The way we ride today shapes mountain bike trail access tomorrow. Do your part to preserve and enhance our sport's access and image by observing the following rules of the trail, formulated by IMBA, the International Mountain Bicycling Association.
These rules are recognized around the world as the standard code of conduct for mountain bikers. IMBA's mission is to promote mountain bicycling that is environmentally sound and socially responsible.
1. Ride On Open Trails Only and follow Rules and Guidelines set by the Landowners
Follow all trail signage. Respect trail and road closures (ask if uncertain); avoid trespassing on private land; obtain permits or other authorization as may be required. The way you ride will influence trail management decisions and policies.
In the Elk Valley, there are two areas which have special rules:
2. Leave No Trace
Be sensitive to the dirt beneath you. Recognize different types of soils, drainage and trail construction; practice low-impact cycling. Wet and muddy trails are more vulnerable to damage, so avoid them and choose better draining trails or chill from riding until it dries out. When the trailbed is soft, consider other riding options.
This also applies during the winter time in groomed areas.
This also means staying on existing trails and not creating new ones. Don't cut switchbacks. If there is a puddle, try riding through it instead of around, which widens the trail over time. Do some trail maintenance while you are out there if you can by draining puddles and cutting out deadfall. Be sure to pack out at least as much as you pack in.
3. Control Your Bicycle!
Inattention for even a second can cause problems. Obey all bicycle speed regulations and recommendations.
4. Always Yield Trail
Bikers should yield to those on foot. In most cases, the downhill bike rider should yield to the uphill rider.
Let your fellow trail users know you're coming. A friendly greeting or bell is considerate and works well; don't startle others. Show your respect when passing by slowing to a walking pace or even stopping. Anticipate other trail users around corners or in blind spots. Yielding means slow down, establishing communication, being prepared to stop if necessary and passing safely.
5. Never Scare Animals
All animals are startled by an unannounced approach, a sudden movement, or a loud noise. This can be dangerous for you, others, and the animals. Give animals extra room and time to adjust to you.
When passing horses use special care and follow directions from the horseback riders (ask if uncertain). Disturbing wildlife is a serious offense.
This includes keeping your dog on a leash so that it does not chase animals. Leave gates as you found them, or as marked.
6. Plan Ahead
Know your equipment, your ability, and the area in which you are riding -- and prepare accordingly.
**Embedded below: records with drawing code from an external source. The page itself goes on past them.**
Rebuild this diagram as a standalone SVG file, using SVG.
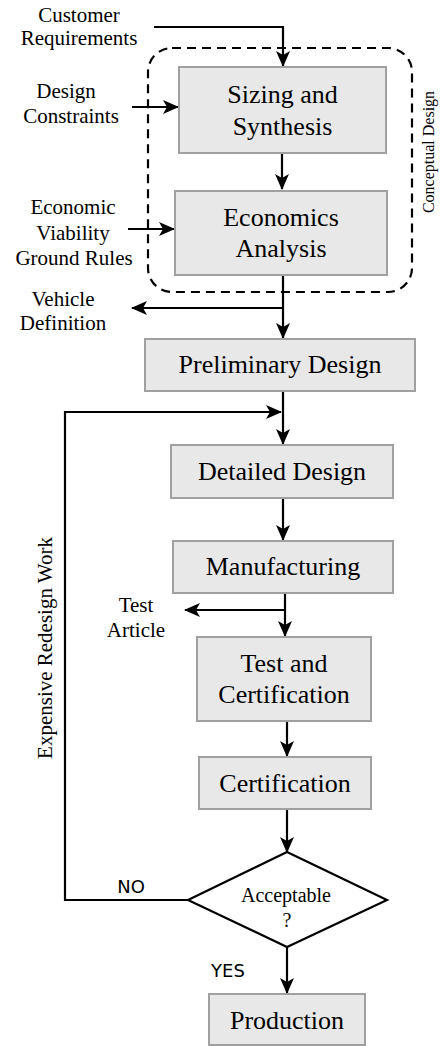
<svg xmlns="http://www.w3.org/2000/svg" width="441" height="1046" viewBox="0 0 441 1046">
<style>
.box{fill:#e8e8e8;stroke:#a0a0a0;stroke-width:2}
.bt{font-family:"Liberation Serif","Times New Roman",serif;font-size:26px;fill:#000;text-anchor:middle}
.lb{font-family:"Liberation Serif","Times New Roman",serif;font-size:21px;fill:#000;text-anchor:middle}
.sn{font-family:"DejaVu Sans","Liberation Sans",sans-serif;font-size:18px;fill:#000;text-anchor:middle}
.ln{fill:none;stroke:#000;stroke-width:2.2}
.ar{marker-end:url(#ah)}
</style>
<defs>
<marker id="ah" viewBox="0 0 16 14" refX="15" refY="7" markerWidth="16" markerHeight="14" markerUnits="userSpaceOnUse" orient="auto">
<path d="M0,0 L16,7 L0,14 L4,7 Z" fill="#000"/>
</marker>
</defs>
<rect width="441" height="1046" fill="#fff"/>

<g id="conceptual-group">
<rect x="148" y="48" width="264" height="244" rx="24" ry="24" fill="none" stroke="#000" stroke-width="2.2" stroke-dasharray="9,6"/>
<text class="lb" style="font-size:16px" transform="translate(434,152) rotate(-90)">Conceptual Design</text>
</g>

<g id="connectors">
<path class="ln ar" d="M154,27 H283 V66"/>
<path class="ln ar" d="M132,107 H178"/>
<path class="ln ar" d="M282,153 V189"/>
<path class="ln ar" d="M128,229 H174"/>
<path class="ln ar" d="M283,275 V338"/>
<path class="ln ar" d="M283,308 H132"/>
<path class="ln ar" d="M283,391 V444"/>
<path class="ln ar" d="M188,900 H65 V412 H281"/>
<path class="ln ar" d="M283,498 V540"/>
<path class="ln ar" d="M285,593 V636"/>
<path class="ln ar" d="M285,610 H185"/>
<path class="ln ar" d="M287,721 V756"/>
<path class="ln ar" d="M287,809 V852"/>
<path class="ln ar" d="M287,947 V993"/>
</g>

<g id="label-customer"><text class="lb" x="79" y="22">Customer</text><text class="lb" x="79" y="45">Requirements</text></g>
<g id="label-constraints"><text class="lb" x="66" y="98">Design</text><text class="lb" x="71" y="123">Constraints</text></g>
<g id="label-economic"><text class="lb" x="73" y="214">Economic</text><text class="lb" x="73" y="240">Viability</text><text class="lb" x="74" y="265">Ground Rules</text></g>
<g id="label-vehicle"><text class="lb" x="63" y="306">Vehicle</text><text class="lb" x="63" y="330">Definition</text></g>
<g id="label-test-article"><text class="lb" x="136" y="612">Test</text><text class="lb" x="136" y="637">Article</text></g>
<g id="label-redesign"><text class="lb" transform="translate(52,648) rotate(-90)">Expensive Redesign Work</text></g>
<g id="label-no"><text class="sn" x="131" y="893">NO</text></g>
<g id="label-yes"><text class="sn" x="228" y="977">YES</text></g>

<g id="sizing"><rect class="box" x="179" y="67" width="207" height="86"/><text class="bt" x="282.5" y="103">Sizing and</text><text class="bt" x="282.5" y="135">Synthesis</text></g>
<g id="economics"><rect class="box" x="175" y="191" width="212" height="84"/><text class="bt" x="281" y="226">Economics</text><text class="bt" x="281" y="257">Analysis</text></g>
<g id="preliminary"><rect class="box" x="145" y="339" width="270" height="52"/><text class="bt" x="280" y="373">Preliminary Design</text></g>
<g id="detailed"><rect class="box" x="171" y="445" width="222" height="53"/><text class="bt" x="282" y="480">Detailed Design</text></g>
<g id="manufacturing"><rect class="box" x="173" y="541" width="220" height="52"/><text class="bt" x="283" y="575">Manufacturing</text></g>
<g id="test-cert"><rect class="box" x="197" y="637" width="174" height="84"/><text class="bt" x="284" y="672">Test and</text><text class="bt" x="284" y="703">Certification</text></g>
<g id="certification"><rect class="box" x="199" y="757" width="172" height="52"/><text class="bt" x="285" y="792">Certification</text></g>
<g id="acceptable"><polygon points="287,852 387,900 287,947 188,900" fill="#fff" stroke="#000" stroke-width="2.2"/><text class="lb" style="font-size:20px" x="286" y="902">Acceptable</text><text class="lb" style="font-size:20px" x="287" y="927">?</text></g>
<g id="production"><rect class="box" x="209" y="994" width="156" height="51"/><text class="bt" x="287" y="1029">Production</text></g>
</svg>
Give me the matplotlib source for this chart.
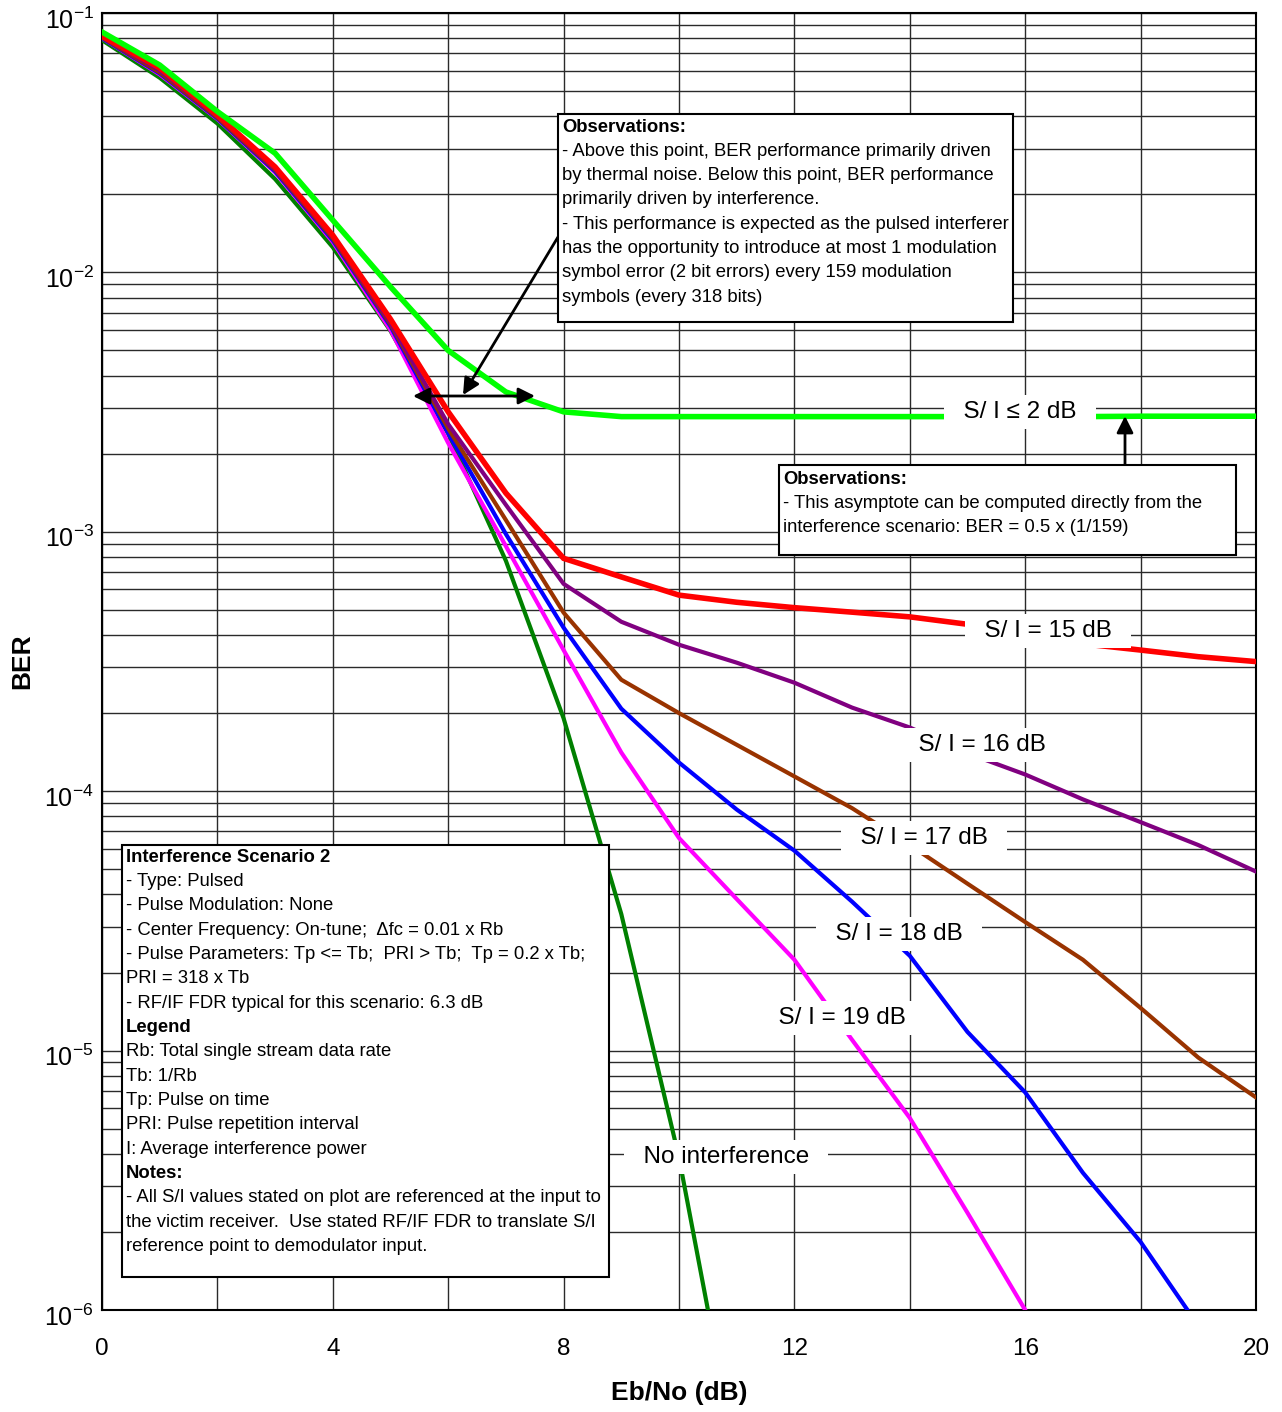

Be self-sufficient at all times, keep your equipment in good repair, and carry necessary supplies for changes in weather or other conditions. A well-executed trip is a satisfaction to you and not a burden to others. Always wear a helmet and appropriate safety gear.
Keep trails open by setting a good example of environmentally sound and socially responsible off-road cycling.
7. Winter Biking on groomed multi-use trails:
a. Obey all trail access and vehicle signs;
b. Be respectful and be cautious of wildlife;
c. Keep your dogs on leash and under control at all times.